Calexico – El Mirador

Waardering

7

Al sinds de oprichting van Calexico in 1990, staat de band garant voor muziek die zich zowel geografisch als sferisch bevindt op de grens van Amerika en Mexico. Ook al kende de band de afgelopen decennia veel wijzigingen in de bezetting, de basis van de band – gevormd door Joey Burns en John Convertino – zorgt voor een immer herkenbaar eigen geluid. Op hun elfde album ‘El Mirador’ is dit gelukkig niet anders en kun je je veertig minuten lang laten onderdompelen in onversneden Tex-Mex, Americana en latinrock.

Al bij het horen van de eerste tonen van openingstrack El Mirador ben je er: Calexico. Een plaatsje gelegen in de Sonora woestijn met zo’n 40.000 inwoners in het zuiden van de Amerikaanse staat Californië, aan de grens met Mexico waaraan deze band haar naam ontleent. Calexico voldoet als plaats aan alle clichés die je hebt bij een Amerikaans/Mexicaanse woestijnstad: je hoort het zand zuchten onder de verzengende hitte van de zon, je ziet de saguaro cactussen hoog boven het uitgedroogd struweel uittornen en het tuimelkruid rolt over de uitgestrekte vlakten als een verkoelende wind opsteekt. De derde track van de plaat ‘Cumbia Peninsule’ maakt dit beeld compleet. Zeker ook door de lichte gelijkenis die de klanken van dit nummer heeft met ‘La Colegiala’, beter bekend als de Nescafé-tune.

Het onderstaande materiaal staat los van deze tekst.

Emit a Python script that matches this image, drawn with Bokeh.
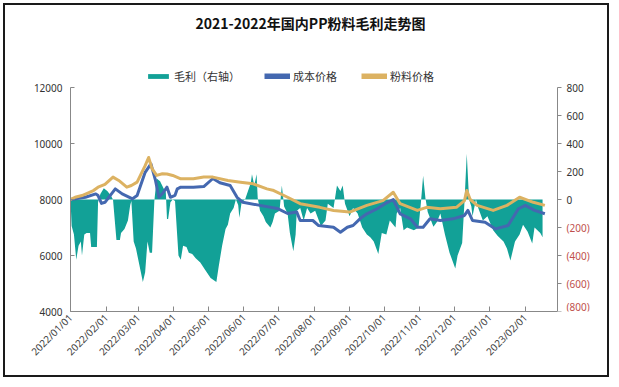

Dat het leven in deze streek niet alleen pais en vree is, blijkt als de tekst van bijvoorbeeld het nummer ‘El Paso’ onder de loep wordt genomen. ‘You used to dance in the dust and sand/First with your mama, then a gun in your hand.’ Het geeft de songs net dat beetje blues waarmee het zich onderscheidt van anderen binnen dit genre. Het afsluitende ‘Caldera’ is het tekstuele hoogtepunt van dit album. Naar het Nederlands vertaald: ‘Begraaf je handen onder de klei, met de as van beloften die we hebben gemaakt.’ Een met weemoed gevulde volzin, die op zichzelf al bijna een gedicht is. En dat is nu precies waar de schoen een beetje wringt op El Mirador.

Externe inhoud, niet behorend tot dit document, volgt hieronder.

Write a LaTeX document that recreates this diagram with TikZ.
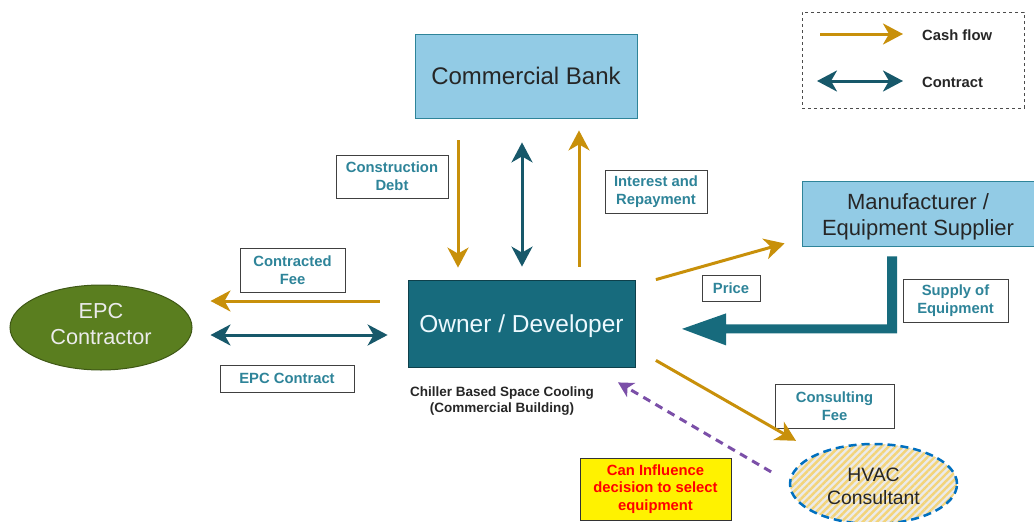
\documentclass[tikz,border=0pt]{standalone}
\usepackage{fontspec}
\setmainfont{Liberation Sans}
\usetikzlibrary{arrows.meta,shapes.geometric,patterns.meta}
\definecolor{gold}{HTML}{C8900A}
\definecolor{tealdk}{HTML}{17586A}
\definecolor{lbl}{HTML}{2E8499}
\definecolor{lblue}{HTML}{92CBE5}
\definecolor{ownerc}{HTML}{176B7D}
\definecolor{epcc}{HTML}{5A7E1F}
\definecolor{purp}{HTML}{7B4FA8}
\definecolor{hvacb}{HTML}{0070C0}
\definecolor{stripe}{HTML}{F3D47A}
\newcommand\shtxt[2]{\raisebox{#1}[\height][\depth]{\begin{tabular}{@{}c@{}}#2\end{tabular}}}
\tikzset{
  cash/.style={draw=gold, line width=3pt, -{Stealth[length=20pt,width=21pt,inset=6pt]}},
  contr/.style={draw=tealdk, line width=3pt, {Stealth[length=20pt,width=21pt,inset=6pt]}-{Stealth[length=20pt,width=21pt,inset=6pt]}},
  lblbox/.style={draw=black!75, line width=0.9pt, fill=white, font=\fontsize{14.8}{18}\selectfont\bfseries, text=lbl, align=center, inner sep=0pt},
  bigbox/.style={draw=lbl, line width=0.8pt, fill=lblue, text=black!85, inner sep=0pt},
}
\begin{document}
\begin{tikzpicture}[x=1pt,y=-1pt]
\useasboundingbox (0,0) rectangle (1034,522);
% legend
\node[draw=black!70, dashed, line width=0.8pt, minimum width=222pt, minimum height=96pt, inner sep=0pt] (legend) at (913,60) {};
\coordinate (lc1) at (820,34); \coordinate (lc2) at (903,34);
\coordinate (lt1) at (817,81); \coordinate (lt2) at (903,81);
\draw[cash] (lc1) -- (lc2);
\draw[contr] (lt1) -- (lt2);
\node[anchor=west, font=\fontsize{14.8}{18}\selectfont\bfseries, text=black!85, inner sep=0pt] (lcash) at (922,35) {Cash flow};
\node[anchor=west, font=\fontsize{14.8}{18}\selectfont\bfseries, text=black!85, inner sep=0pt] (lcon) at (922,82) {Contract};
% main boxes
\node[bigbox, minimum width=222pt, minimum height=84pt, font=\fontsize{24}{28}\selectfont] (bank) at (526,76) {Commercial Bank};
\node[bigbox, minimum width=232pt, minimum height=65pt, font=\fontsize{22}{26}\selectfont] (manu) at (918,213.5) {\shtxt{-4pt}{Manufacturer /\\Equipment Supplier}};
\node[draw=ownerc!60!black, line width=0.8pt, fill=ownerc, minimum width=227pt, minimum height=87pt, inner sep=0pt, font=\fontsize{24.5}{28}\selectfont, text=white!93!cyan] (owner) at (521.5,323.5) {\raisebox{-3pt}[\height][\depth]{Owner / Developer}};
\node[ellipse, draw=epcc!70!black, line width=1pt, fill=epcc, minimum width=182pt, minimum height=85pt, inner sep=0pt, font=\fontsize{21.7}{26}\selectfont, text=white!92!black] (epc) at (101,327.5) {\shtxt{1.5pt}{EPC\\Contractor}};
\node[ellipse, draw=hvacb, dashed, dash pattern=on 8pt off 5pt, line width=2.5pt, preaction={fill=white!92!black}, pattern={Lines[angle=45,distance=5pt,line width=2.4pt]}, pattern color=stripe, minimum width=167pt, minimum height=80pt, inner sep=0pt, font=\fontsize{19.4}{22.5}\selectfont, text=black!85] (hvac) at (873.5,484) {\shtxt{-4.5pt}{HVAC\\Consultant}};
% labels
\node[lblbox, minimum width=112pt, minimum height=43pt] (cdebt) at (392,176.5) {Construction\\Debt};
\node[lblbox, minimum width=102pt, minimum height=43pt] (irep) at (656,191.5) {Interest and\\Repayment};
\node[lblbox, minimum width=105pt, minimum height=44pt] (cfee) at (292.5,270) {Contracted\\Fee};
\node[lblbox, minimum width=134pt, minimum height=27pt] (econ) at (287,378.5) {EPC Contract};
\node[lblbox, minimum width=58pt, minimum height=26pt] (price) at (731,288) {Price};
\node[lblbox, minimum width=105pt, minimum height=43pt] (supply) at (955.5,300.5) {Supply of\\Equipment};
\node[lblbox, minimum width=119pt, minimum height=44pt] (confee) at (834.5,406) {Consulting\\Fee};
\node[draw=black!80, line width=0.9pt, fill=yellow, minimum width=151pt, minimum height=62pt, inner sep=0pt, align=center, font=\fontsize{14.8}{17.5}\selectfont\bfseries, text=red] (infl) at (655.5,489) {Can Influence\\decision to select\\equipment};
\node[align=center, font=\fontsize{13.5}{16}\selectfont\bfseries, text=black!85, inner sep=0pt] (chiller) at (502,401) {Chiller Based Space Cooling\\(Commercial Building)};
% connectors bank-owner
\draw[cash] ([xshift=-68pt,yshift=-22pt]bank.south) -- ([xshift=-63.5pt,yshift=12pt]owner.north);
\draw[contr] ([xshift=-4pt,yshift=-24pt]bank.south) -- ([xshift=0.5pt,yshift=13pt]owner.north);
\draw[cash] ([xshift=57.5pt,yshift=13pt]owner.north) -- ([xshift=53pt,yshift=-12pt]bank.south);
% owner-epc
\draw[cash] ([xshift=-28pt,yshift=22.5pt]owner.west) -- ([xshift=18pt,yshift=26.5pt]epc.east);
\draw[contr] ([xshift=18pt,yshift=-7.5pt]epc.east) -- ([xshift=-20pt,yshift=-11.5pt]owner.west);
% owner-manu
\draw[cash] ([xshift=20.5pt,yshift=0pt]owner.north east) -- ([xshift=-17pt,yshift=3pt]manu.south west);
% supply arrow
\coordinate (sp0) at ([xshift=-31pt,yshift=-10pt]manu.south);
\fill[ownerc] (sp0) -- ++(10,0) -- ++(0,77) -- ++(-171,0) -- ++(0,12) -- ++(-44,-16.5) -- ++(44,-15.5) -- ++(0,11) -- ++(161,0) -- cycle;
% owner-hvac
\draw[cash] ([xshift=20.5pt,yshift=7pt]owner.south east) -- ([xshift=-77.5pt,yshift=2pt]hvac.north);
\draw[draw=purp, line width=3pt, dash pattern=on 8pt off 6pt, -{Stealth[length=15pt,width=16pt,inset=4pt]}] ([xshift=-42.5pt,yshift=-17pt]hvac.north west) -- ([xshift=96.5pt,yshift=-15pt]owner.south);
\end{tikzpicture}
\end{document}
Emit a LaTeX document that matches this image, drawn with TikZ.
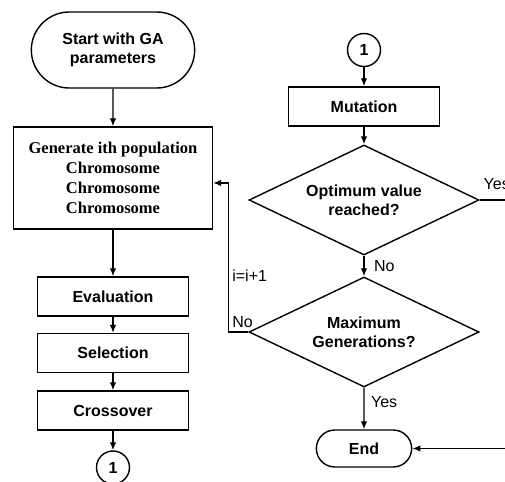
\documentclass[tikz,border=0pt]{standalone}
\usepackage{fontspec}
\setmainfont{Liberation Sans}
\newfontfamily\genfont{Liberation Serif}
\usetikzlibrary{shapes.geometric,shapes.misc,arrows.meta}

\begin{document}
\begin{tikzpicture}[x=1pt, y=1pt, line width=1.4pt, >={Latex[length=8pt,width=6.5pt]},
    font=\fontsize{16}{19}\selectfont,
    boldtext/.style={font=\bfseries\fontsize{16}{19}\selectfont},
    process/.style={rectangle, draw, boldtext, minimum width=151pt, minimum height=39pt},
    terminal/.style={rounded rectangle, draw, boldtext, align=center},
    decision/.style={diamond, draw, boldtext, aspect=2.1, minimum width=230pt, minimum height=110pt, inner sep=0pt, align=center},
    connector/.style={circle, draw, boldtext, minimum size=33pt, inner sep=0pt}]
    \useasboundingbox (-113,50) rectangle (392,-431);

    \node (start) [terminal, minimum width=170pt, minimum height=76pt] {Start with GA\\parameters};
    \node (gen) [rectangle, draw, node distance=128pt, below of=start, minimum width=199pt, minimum height=102pt, align=center,
        font=\genfont\bfseries\fontsize{16.5}{20}\selectfont] {Generate ith population\\Chromosome\\Chromosome\\Chromosome};
    \node (eval) [process, node distance=118.5pt, below of=gen] {Evaluation};
    \node (sel) [process, node distance=56.5pt, below of=eval] {Selection};
    \node (cross) [process, node distance=57.5pt, below of=sel] {Crossover};
    \node (jumpout) [connector, node distance=57pt, below of=cross] {1};

    \node (jumpin) [connector, node distance=251pt, right of=start] {1};
    \node (mut) [process, node distance=56.5pt, below of=jumpin] {Mutation};
    \node (opt) [decision, node distance=93.5pt, below of=mut] {Optimum value\\reached?};
    \node (maxgen) [decision, node distance=132pt, below of=opt] {Maximum\\Generations?};
    \node (end) [terminal, node distance=116.5pt, below of=maxgen, minimum width=102pt, minimum height=37pt] {End};

    \coordinate (loop) at ([xshift=-20pt]maxgen.west);
    \coordinate (yesturn) at ([xshift=45pt]opt.east);

    \draw [->] (start) -- (gen);
    \draw [->] (gen) -- (eval);
    \draw [->] (eval) -- (sel);
    \draw [->] (sel) -- (cross);
    \draw [->] (cross) -- (jumpout);
    \draw [->] (jumpin) -- (mut);
    \draw [->] (mut) -- (opt);
    \draw [->] (opt) -- node [right, xshift=6pt] {No} (maxgen);
    \draw [->] (maxgen) -- node [right, pos=0.35, xshift=3pt] {Yes} (end);
    \draw [->] (maxgen.west) -- (loop) node [above right] {No} |- node [right, pos=0.19] {i=i+1} ([yshift=-5pt]gen.east);
    \draw [->] (opt.east) -- (yesturn) node [pos=0, above right, yshift=6pt] {Yes} |- (end.east);
  \end{tikzpicture}
\end{document}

Muzikaal is het een zeer begaafd album dat je in staat stelt heimwee te voelen naar het in de Sonora woestijn gelegen Calexico, zelfs als je er nog nooit bent geweest. Op El Mirador hoor je de muziek van de zomer, het seizoen van de overvloed. En in overvloed en gewillige overgave is het aangenaam wegdromen bij de klassieke trompetklanken van een mariachi, de dansende maatritmes van de banda en de verleidelingskunsten van de bossa nova. Het kost echter het nodige graaf- en denkwerk om verbinding te voelen met de andere kant van dit album: de kant die het leven van alledag op de eindeloze vlaktes van zuidwest Amerika, van haar pijnlijke en gekwetste kant laat horen. Voor velen zal deze kant van El Mirador waarschijnlijk onontdekt blijven. Begrijpelijk als je beseft dat dit album het best te omschrijven is als een muzikale reisgids. En reisgidsen lenen zich nu eenmaal slecht voor zoektochten naar diepere lagen, betekenissen op waarde schatten en introspectie. Maar niet getreurd, want ook zonder deze ingrediënten blijft de kenmerkende Calexico-sfeer van dit album als een huis overeind staan. Een fijn album met ratelslang-blues in haar beste vorm.